Write out the material again exactly, please, and omit the pictures.
--- begin DATA SHOWN ---
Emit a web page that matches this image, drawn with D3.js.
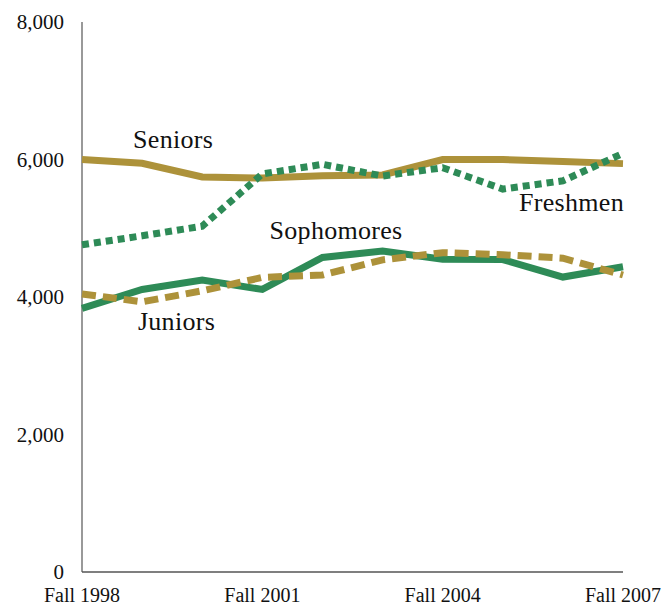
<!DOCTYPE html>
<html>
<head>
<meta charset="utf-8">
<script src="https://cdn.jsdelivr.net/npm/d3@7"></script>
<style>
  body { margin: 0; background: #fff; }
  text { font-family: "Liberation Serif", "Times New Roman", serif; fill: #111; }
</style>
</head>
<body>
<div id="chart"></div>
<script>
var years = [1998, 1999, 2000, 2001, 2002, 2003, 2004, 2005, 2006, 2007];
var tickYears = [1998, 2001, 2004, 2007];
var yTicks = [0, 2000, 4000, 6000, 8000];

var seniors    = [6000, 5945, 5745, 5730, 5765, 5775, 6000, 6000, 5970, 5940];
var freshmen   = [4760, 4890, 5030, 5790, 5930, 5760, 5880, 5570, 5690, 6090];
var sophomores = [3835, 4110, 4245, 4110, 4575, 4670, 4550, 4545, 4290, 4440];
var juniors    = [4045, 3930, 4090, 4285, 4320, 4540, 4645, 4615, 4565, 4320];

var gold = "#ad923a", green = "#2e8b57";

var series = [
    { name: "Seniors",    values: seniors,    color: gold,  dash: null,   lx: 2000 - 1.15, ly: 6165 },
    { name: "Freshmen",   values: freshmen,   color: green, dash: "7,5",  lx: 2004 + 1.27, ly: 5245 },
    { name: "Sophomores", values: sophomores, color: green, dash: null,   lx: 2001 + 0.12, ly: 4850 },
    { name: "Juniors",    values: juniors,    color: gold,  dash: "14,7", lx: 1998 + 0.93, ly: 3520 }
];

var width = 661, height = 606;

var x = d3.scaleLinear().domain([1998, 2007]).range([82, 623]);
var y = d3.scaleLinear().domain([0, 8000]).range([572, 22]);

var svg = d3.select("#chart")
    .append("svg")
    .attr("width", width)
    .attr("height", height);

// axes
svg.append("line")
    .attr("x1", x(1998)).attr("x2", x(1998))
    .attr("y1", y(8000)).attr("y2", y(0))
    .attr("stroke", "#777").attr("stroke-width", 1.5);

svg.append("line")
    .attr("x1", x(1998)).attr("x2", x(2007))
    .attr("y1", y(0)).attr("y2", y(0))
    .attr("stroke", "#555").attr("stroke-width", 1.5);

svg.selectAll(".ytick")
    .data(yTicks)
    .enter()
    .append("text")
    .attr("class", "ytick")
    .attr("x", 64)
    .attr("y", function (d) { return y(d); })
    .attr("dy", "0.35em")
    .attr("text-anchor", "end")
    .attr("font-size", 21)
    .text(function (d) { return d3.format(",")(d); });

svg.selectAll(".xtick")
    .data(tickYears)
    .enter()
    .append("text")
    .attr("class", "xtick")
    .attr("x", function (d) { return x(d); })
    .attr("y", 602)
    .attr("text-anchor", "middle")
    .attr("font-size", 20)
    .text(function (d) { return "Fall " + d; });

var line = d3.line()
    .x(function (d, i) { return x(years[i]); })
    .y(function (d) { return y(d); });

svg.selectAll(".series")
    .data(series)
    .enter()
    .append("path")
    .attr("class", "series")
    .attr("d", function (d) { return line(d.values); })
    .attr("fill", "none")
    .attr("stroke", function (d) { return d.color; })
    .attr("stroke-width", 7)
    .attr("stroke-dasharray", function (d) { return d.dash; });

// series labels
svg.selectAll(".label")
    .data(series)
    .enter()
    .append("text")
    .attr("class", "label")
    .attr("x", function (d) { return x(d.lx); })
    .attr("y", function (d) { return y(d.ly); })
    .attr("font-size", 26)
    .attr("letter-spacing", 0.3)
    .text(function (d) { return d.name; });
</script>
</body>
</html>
--- end DATA SHOWN ---
[FINISHED ANSWER]:
Emit a web page that matches this image, drawn with D3.js.
<!DOCTYPE html>
<html>
<head>
<meta charset="utf-8">
<script src="https://cdn.jsdelivr.net/npm/d3@7"></script>
<style>
  body { margin: 0; background: #fff; }
  text { font-family: "Liberation Serif", "Times New Roman", serif; fill: #111; }
</style>
</head>
<body>
<div id="chart"></div>
<script>
var years = [1998, 1999, 2000, 2001, 2002, 2003, 2004, 2005, 2006, 2007];
var tickYears = [1998, 2001, 2004, 2007];
var yTicks = [0, 2000, 4000, 6000, 8000];

var seniors    = [6000, 5945, 5745, 5730, 5765, 5775, 6000, 6000, 5970, 5940];
var freshmen   = [4760, 4890, 5030, 5790, 5930, 5760, 5880, 5570, 5690, 6090];
var sophomores = [3835, 4110, 4245, 4110, 4575, 4670, 4550, 4545, 4290, 4440];
var juniors    = [4045, 3930, 4090, 4285, 4320, 4540, 4645, 4615, 4565, 4320];

var gold = "#ad923a", green = "#2e8b57";

var series = [
    { name: "Seniors",    values: seniors,    color: gold,  dash: null,   lx: 2000 - 1.15, ly: 6165 },
    { name: "Freshmen",   values: freshmen,   color: green, dash: "7,5",  lx: 2004 + 1.27, ly: 5245 },
    { name: "Sophomores", values: sophomores, color: green, dash: null,   lx: 2001 + 0.12, ly: 4850 },
    { name: "Juniors",    values: juniors,    color: gold,  dash: "14,7", lx: 1998 + 0.93, ly: 3520 }
];

var width = 661, height = 606;

var x = d3.scaleLinear().domain([1998, 2007]).range([82, 623]);
var y = d3.scaleLinear().domain([0, 8000]).range([572, 22]);

var svg = d3.select("#chart")
    .append("svg")
    .attr("width", width)
    .attr("height", height);

// axes
svg.append("line")
    .attr("x1", x(1998)).attr("x2", x(1998))
    .attr("y1", y(8000)).attr("y2", y(0))
    .attr("stroke", "#777").attr("stroke-width", 1.5);

svg.append("line")
    .attr("x1", x(1998)).attr("x2", x(2007))
    .attr("y1", y(0)).attr("y2", y(0))
    .attr("stroke", "#555").attr("stroke-width", 1.5);

svg.selectAll(".ytick")
    .data(yTicks)
    .enter()
    .append("text")
    .attr("class", "ytick")
    .attr("x", 64)
    .attr("y", function (d) { return y(d); })
    .attr("dy", "0.35em")
    .attr("text-anchor", "end")
    .attr("font-size", 21)
    .text(function (d) { return d3.format(",")(d); });

svg.selectAll(".xtick")
    .data(tickYears)
    .enter()
    .append("text")
    .attr("class", "xtick")
    .attr("x", function (d) { return x(d); })
    .attr("y", 602)
    .attr("text-anchor", "middle")
    .attr("font-size", 20)
    .text(function (d) { return "Fall " + d; });

var line = d3.line()
    .x(function (d, i) { return x(years[i]); })
    .y(function (d) { return y(d); });

svg.selectAll(".series")
    .data(series)
    .enter()
    .append("path")
    .attr("class", "series")
    .attr("d", function (d) { return line(d.values); })
    .attr("fill", "none")
    .attr("stroke", function (d) { return d.color; })
    .attr("stroke-width", 7)
    .attr("stroke-dasharray", function (d) { return d.dash; });

// series labels
svg.selectAll(".label")
    .data(series)
    .enter()
    .append("text")
    .attr("class", "label")
    .attr("x", function (d) { return x(d.lx); })
    .attr("y", function (d) { return y(d.ly); })
    .attr("font-size", 26)
    .attr("letter-spacing", 0.3)
    .text(function (d) { return d.name; });
</script>
</body>
</html>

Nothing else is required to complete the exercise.